What is needed:
Pictures stay out of this copy, which runs from the first line of the material through the line containing "const xTicks = [0, 10, 20, 30, 40, 50, 60];".

Stored data:
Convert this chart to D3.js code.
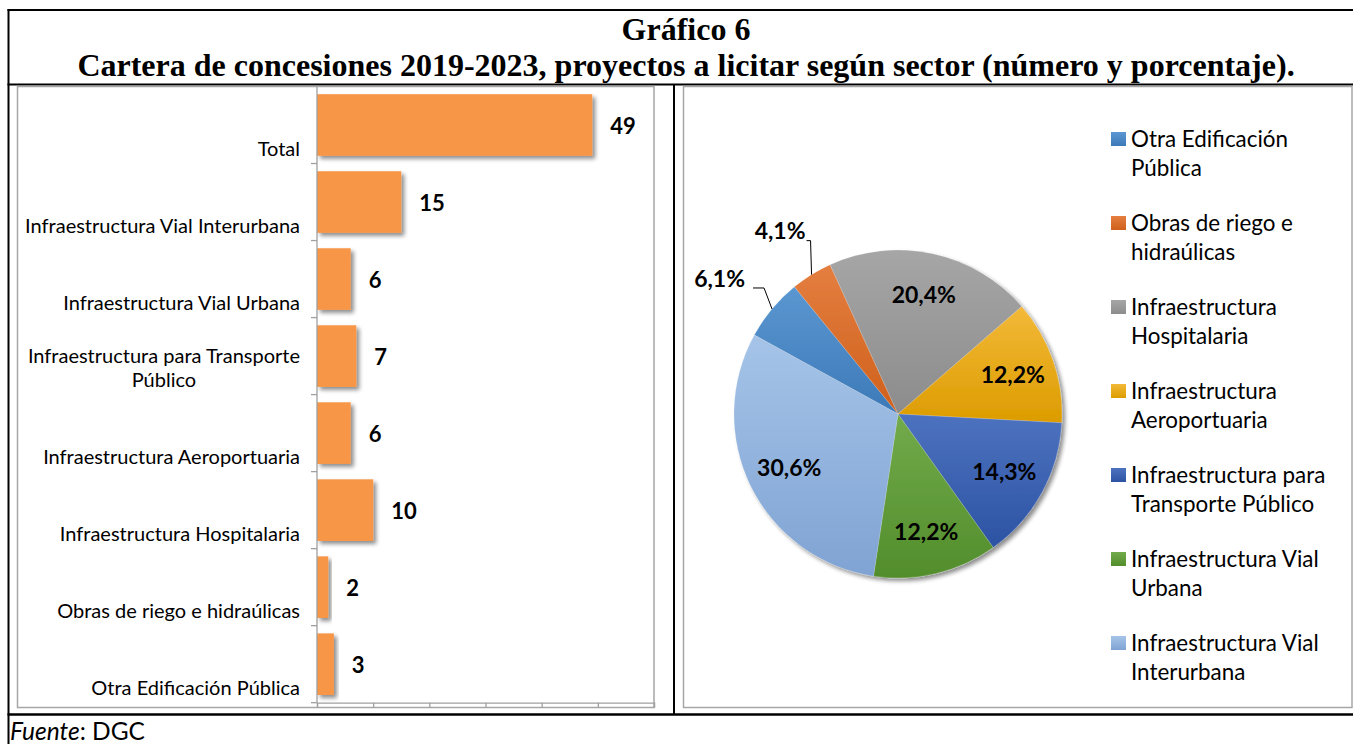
<!DOCTYPE html>
<html>
<head>
<meta charset="utf-8">
<script src="https://cdn.jsdelivr.net/npm/d3@7"></script>
<style>
  html, body { margin: 0; padding: 0; background: #fff; }
  svg { display: block; }
</style>
</head>
<body>
<svg id="chart" width="1353" height="744"></svg>
<script>
// ---------- DATA ----------
const titleLines = ["Gráfico 6", "Cartera de concesiones 2019-2023, proyectos a licitar según sector (número y porcentaje)."];
const categories = [
  "Total",
  "Infraestructura Vial Interurbana",
  "Infraestructura Vial Urbana",
  "Infraestructura para Transporte Público",
  "Infraestructura Aeroportuaria",
  "Infraestructura Hospitalaria",
  "Obras de riego e hidraúlicas",
  "Otra Edificación Pública"
];
const categoryLines = [
  ["Total"],
  ["Infraestructura Vial Interurbana"],
  ["Infraestructura Vial Urbana"],
  ["Infraestructura para Transporte", "Público"],
  ["Infraestructura Aeroportuaria"],
  ["Infraestructura Hospitalaria"],
  ["Obras de riego e hidraúlicas"],
  ["Otra Edificación Pública"]
];
const barValues = [49, 15, 6, 7, 6, 10, 2, 3];
const xTicks = [0, 10, 20, 30, 40, 50, 60];

const pieSectors = [
  "Otra Edificación Pública",
  "Obras de riego e hidraúlicas",
  "Infraestructura Hospitalaria",
  "Infraestructura Aeroportuaria",
  "Infraestructura para Transporte Público",
  "Infraestructura Vial Urbana",
  "Infraestructura Vial Interurbana"
];
const pieValues = [3, 2, 10, 6, 7, 6, 15];
const pieLabels = ["6,1%", "4,1%", "20,4%", "12,2%", "14,3%", "12,2%", "30,6%"];
const legendLines = [
  ["Otra Edificación", "Pública"],
  ["Obras de riego e", "hidraúlicas"],
  ["Infraestructura", "Hospitalaria"],
  ["Infraestructura", "Aeroportuaria"],
  ["Infraestructura para", "Transporte Público"],
  ["Infraestructura Vial", "Urbana"],
  ["Infraestructura Vial", "Interurbana"]
];
const sourceLabel = ["Fuente", ": DGC"];

// ---------- STYLE ----------
const sansFont = "Lato, 'Open Sans', sans-serif";
const serifFont = "'Liberation Serif', 'Times New Roman', serif";
const barColor = "#F79646";
const sliceColors = [
  ["#5b97d1", "#3c79b8"],
  ["#e47e40", "#cf601b"],
  ["#a6a6a6", "#8c8c8c"],
  ["#f3b939", "#dc9c00"],
  ["#4d72bf", "#2c53a3"],
  ["#72ab4b", "#528d2c"],
  ["#a6c4e8", "#7fa3d3"]
];

const svg = d3.select("#chart");
const defs = svg.append("defs");

// shadows
const sh = defs.append("filter").attr("id", "shadow").attr("x", "-20%").attr("y", "-20%").attr("width", "150%").attr("height", "150%");
sh.append("feGaussianBlur").attr("in", "SourceAlpha").attr("stdDeviation", 2.2);
sh.append("feOffset").attr("dx", 2.5).attr("dy", 3).attr("result", "ob");
sh.append("feComponentTransfer").append("feFuncA").attr("type", "linear").attr("slope", 0.45);
const m = sh.append("feMerge");
m.append("feMergeNode");
m.append("feMergeNode").attr("in", "SourceGraphic");

sliceColors.forEach((c, i) => {
  const g = defs.append("linearGradient").attr("id", "grad" + i)
    .attr("x1", 0).attr("y1", 0).attr("x2", 0).attr("y2", 1);
  g.append("stop").attr("offset", "0%").attr("stop-color", c[0]);
  g.append("stop").attr("offset", "100%").attr("stop-color", c[1]);
});

// ---------- FRAME ----------
svg.append("rect").attr("width", 1353).attr("height", 744).attr("fill", "#fff");
const frame = svg.append("g").attr("stroke", "#000").attr("fill", "none");
frame.append("line").attr("x1", 7.5).attr("x2", 1353).attr("y1", 10).attr("y2", 10).attr("stroke-width", 2);
frame.append("line").attr("x1", 8.5).attr("x2", 8.5).attr("y1", 9).attr("y2", 744).attr("stroke-width", 2);
frame.append("line").attr("x1", 7.5).attr("x2", 1353).attr("y1", 84.5).attr("y2", 84.5).attr("stroke-width", 2);
frame.append("line").attr("x1", 674).attr("x2", 674).attr("y1", 84).attr("y2", 714).attr("stroke-width", 2);
frame.append("line").attr("x1", 7.5).attr("x2", 1353).attr("y1", 714.5).attr("y2", 714.5).attr("stroke-width", 2.5);

// gray chart boxes
svg.append("rect").attr("x", 17.5).attr("y", 86.5).attr("width", 636.5).attr("height", 621)
  .attr("fill", "none").attr("stroke", "#a6a6a6").attr("stroke-width", 1.5);
svg.append("rect").attr("x", 683.5).attr("y", 86.5).attr("width", 668.5).attr("height", 621)
  .attr("fill", "none").attr("stroke", "#a6a6a6").attr("stroke-width", 1.5);

// ---------- TITLE ----------
svg.append("g").selectAll("text").data(titleLines).join("text")
  .attr("x", 686).attr("y", (d, i) => i === 0 ? 40 : 76)
  .attr("text-anchor", "middle")
  .attr("font-family", serifFont).attr("font-weight", "bold").attr("font-size", 32)
  .attr("fill", "#000")
  .text(d => d);

// ---------- BAR CHART ----------
const plotLeft = 317, plotRight = 654, plotTop = 86.5, plotBottom = 702.7;
const x = d3.scaleLinear().domain([0, 60]).range([plotLeft, plotRight]);
const y = d3.scaleBand().domain(categories).range([plotTop, plotBottom]).paddingInner(0.2).paddingOuter(0.1);

const barG = svg.append("g");
barG.selectAll("rect.bar").data(barValues).join("rect")
  .attr("class", "bar")
  .attr("x", x(0)).attr("y", (d, i) => y(categories[i]))
  .attr("width", d => x(d) - x(0)).attr("height", y.bandwidth())
  .attr("fill", barColor).attr("filter", "url(#shadow)");

// x axis (ticks only)
const xAxis = d3.axisBottom(x).tickValues(xTicks).tickSize(5).tickFormat("");
const xg = svg.append("g").attr("transform", `translate(0,${plotBottom})`).call(xAxis);
xg.select(".domain").attr("stroke", "#a0a0a0").attr("stroke-width", 1.3);
xg.selectAll(".tick line").attr("stroke", "#a0a0a0").attr("stroke-width", 1.3);

// y axis: line and boundary ticks
const boundaries = d3.range(categories.length + 1).map(i => plotTop + i * (plotBottom - plotTop) / categories.length);
const yg = svg.append("g");
yg.append("line").attr("x1", plotLeft).attr("x2", plotLeft).attr("y1", plotTop).attr("y2", plotBottom)
  .attr("stroke", "#a0a0a0").attr("stroke-width", 1.3);
yg.selectAll("line.tk").data(boundaries.slice(1)).join("line").attr("class", "tk")
  .attr("x1", plotLeft - 6).attr("x2", plotLeft).attr("y1", d => d).attr("y2", d => d)
  .attr("stroke", "#a0a0a0").attr("stroke-width", 1.3);

// category labels
const catG = svg.append("g").attr("font-family", sansFont).attr("font-size", 20).attr("fill", "#000");
categoryLines.forEach((lines, i) => {
  const bottom = boundaries[i + 1];
  const lh = 24;
  const g = catG.append("g");
  const texts = g.selectAll("text").data(lines).join("text")
    .attr("y", (d, j) => bottom - 8 - (lines.length - 1 - j) * lh)
    .text(d => d);
  if (lines.length === 1) {
    texts.attr("x", 300).attr("text-anchor", "end");
  } else {
    let w = 0;
    texts.each(function () { w = Math.max(w, this.getComputedTextLength()); });
    texts.attr("x", 300 - w / 2).attr("text-anchor", "middle");
  }
});

// value labels
svg.append("g").selectAll("text").data(barValues).join("text")
  .attr("x", d => x(d) + 18)
  .attr("y", (d, i) => y(categories[i]) + y.bandwidth() / 2 + 9)
  .attr("font-family", sansFont).attr("font-weight", "bold").attr("font-size", 22)
  .attr("fill", "#000")
  .text(d => d);

// ---------- PIE ----------
const cx = 898, cy = 414, R = 164;
const startDeg = -61.2;
const pie = d3.pie().sort(null).value(d => d)
  .startAngle(startDeg * Math.PI / 180).endAngle(startDeg * Math.PI / 180 + 2 * Math.PI);
const arcs = pie(pieValues);
const arc = d3.arc().innerRadius(0).outerRadius(R);
const pieG = svg.append("g").attr("transform", `translate(${cx},${cy})`);
pieG.append("g").attr("filter", "url(#shadow)")
  .selectAll("path").data(arcs).join("path")
  .attr("d", arc)
  .attr("fill", (d, i) => `url(#grad${i})`)
  .attr("stroke", "rgba(255,255,255,0.35)").attr("stroke-width", 0.5);

const polar = (a, r) => [r * Math.sin(a), -r * Math.cos(a)];
const labelArcR = R * 0.74;
const labelG = pieG.append("g").attr("font-family", sansFont).attr("font-weight", "bold")
  .attr("font-size", 23).attr("fill", "#000");
let outsideIndex = 0;
arcs.forEach((a, i) => {
  const mid = (a.startAngle + a.endAngle) / 2;
  const frac = a.value / d3.sum(pieValues);
  if (frac > 0.08) {
    const p = polar(mid, labelArcR);
    labelG.append("text").attr("x", p[0]).attr("y", p[1] + 8)
      .attr("text-anchor", "middle").text(pieLabels[i]);
  } else {
    const edge = polar(mid, R);
    const rise = outsideIndex === 0 ? 21 : 34;
    const lean = outsideIndex === 0 ? 8 : 1;
    const run = outsideIndex === 0 ? 11 : 4;
    const elbow = [edge[0] - lean, edge[1] - rise];
    const end = [elbow[0] - run, elbow[1]];
    pieG.append("polyline")
      .attr("points", [edge, elbow, end].map(q => q.join(",")).join(" "))
      .attr("fill", "none").attr("stroke", "#000").attr("stroke-width", 1);
    labelG.append("text")
      .attr("x", end[0] - (outsideIndex === 0 ? 8 : 1)).attr("y", end[1] - (outsideIndex === 0 ? 1 : 2))
      .attr("text-anchor", "end").text(pieLabels[i]);
    outsideIndex++;
  }
});

// ---------- LEGEND ----------
const legG = svg.append("g").attr("font-family", sansFont).attr("font-size", 22.4).attr("fill", "#000");
legendLines.forEach((lines, i) => {
  const top = 132 + i * 84;
  legG.append("rect").attr("x", 1111).attr("y", top).attr("width", 15).attr("height", 14)
    .attr("fill", `url(#grad${i})`);
  legG.selectAll(null).data(lines).join("text")
    .attr("x", 1131).attr("y", (d, j) => top + 14.5 + j * 29.5)
    .text(d => d);
});

// ---------- SOURCE ----------
const src = svg.append("text").attr("x", 10).attr("y", 740)
  .attr("font-family", sansFont).attr("font-size", 24.5).attr("fill", "#000");
src.append("tspan").attr("font-style", "italic").text(sourceLabel[0]);
src.append("tspan").text(sourceLabel[1]);
</script>
</body>
</html>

Solution for this task:
Convert this chart to D3.js code.
<!DOCTYPE html>
<html>
<head>
<meta charset="utf-8">
<script src="https://cdn.jsdelivr.net/npm/d3@7"></script>
<style>
  html, body { margin: 0; padding: 0; background: #fff; }
  svg { display: block; }
</style>
</head>
<body>
<svg id="chart" width="1353" height="744"></svg>
<script>
// ---------- DATA ----------
const titleLines = ["Gráfico 6", "Cartera de concesiones 2019-2023, proyectos a licitar según sector (número y porcentaje)."];
const categories = [
  "Total",
  "Infraestructura Vial Interurbana",
  "Infraestructura Vial Urbana",
  "Infraestructura para Transporte Público",
  "Infraestructura Aeroportuaria",
  "Infraestructura Hospitalaria",
  "Obras de riego e hidraúlicas",
  "Otra Edificación Pública"
];
const categoryLines = [
  ["Total"],
  ["Infraestructura Vial Interurbana"],
  ["Infraestructura Vial Urbana"],
  ["Infraestructura para Transporte", "Público"],
  ["Infraestructura Aeroportuaria"],
  ["Infraestructura Hospitalaria"],
  ["Obras de riego e hidraúlicas"],
  ["Otra Edificación Pública"]
];
const barValues = [49, 15, 6, 7, 6, 10, 2, 3];
const xTicks = [0, 10, 20, 30, 40, 50, 60];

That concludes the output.